Do you lay out your clothes for the next day before you go to bed?

We think of time as very linear, but I think that holds us back a bit when we’re trying to be proactive. We can skip around a little! Time can be more like location in space.

There’s this thing called the “Traveling Salesman” problem, which is a math problem where you use certain variables to calculate the most efficient route between many different stops, with potentially different travel times on different roads and different times spent at each location, etc. Actual salespeople do this all the time; in fact, there are even apps and such where you plug in all your stops and it drives you all around. It may often seem like a tangled route, but if everything is done correctly it actually saves you time.

So, you have a task you have to do. But maybe it’s somehow “time-locked,” in that you can’t actually work directly on the task yet. Perhaps you’re waiting for an email from someone, maybe you had to order a replacement part and it won’t arrive for a week, maybe it requires access to a workspace that’s currently closed. So even though the task might be important and you have lots of time right now, you don’t do anything.

Maybe you can’t work directly on the task. But we can almost always work indirectly on tasks in ways that will reduce our total time on the main event.

Like laying out your clothes for work the next day before you go to bed. Your work might be closed, so you can’t get a jump-start on actually getting there. But you can “advance the cause” in preparation now. Builds a buffer against future impediments.

So you don’t have the email yet. Small tasks: you can open up the draft of your response and type in everything that you can before you have the final info. Replacement part isn’t here, but you can take out the bad part, prep the tools.
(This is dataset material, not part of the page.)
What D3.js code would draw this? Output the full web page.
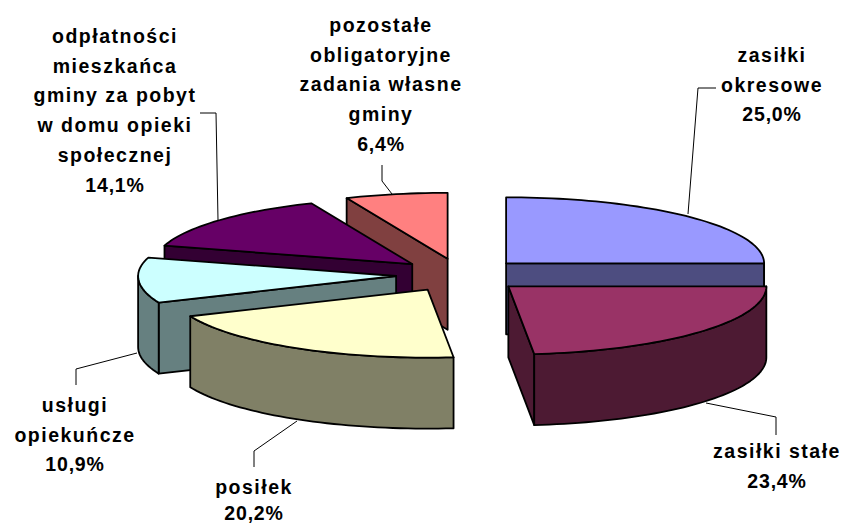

You can’t get to the workspace you need, but you can print out the instructions so you don’t have to do it there, wasting time.

See, we can jump around a little back and forth in time, if it helps us do things. Helps us take action. Reduces future cost.

Despite

Every single obstacle you face when trying to accomplish something comes, automatically, with a really awesome benefit. No matter what the obstacle is, this benefit is included – and in fact, the tougher the obstacle, the more of this benefit you get.

The Benefit: The story of your accomplishment and what it says about you is improved by a like amount.

Training for and completing a marathon? That’s pretty awesome! But if halfway through your training you suffer an injury, then despite that injury you finish your training and complete the marathon? Wow, way more impressive!

There is no hurdle to jump where this isn’t true. No matter what the difficulty is, it adds to the completed task. And that is, in fact, so beneficial that it’s almost a shame when it doesn’t happen. Why? Because the benefits of the accomplishment – whether they be personal satisfaction, improved skill, demonstration of competence to others, whatever – are enduring. The hurdle was temporary. Trading very short-term struggle for more long-term gain is very often a great deal.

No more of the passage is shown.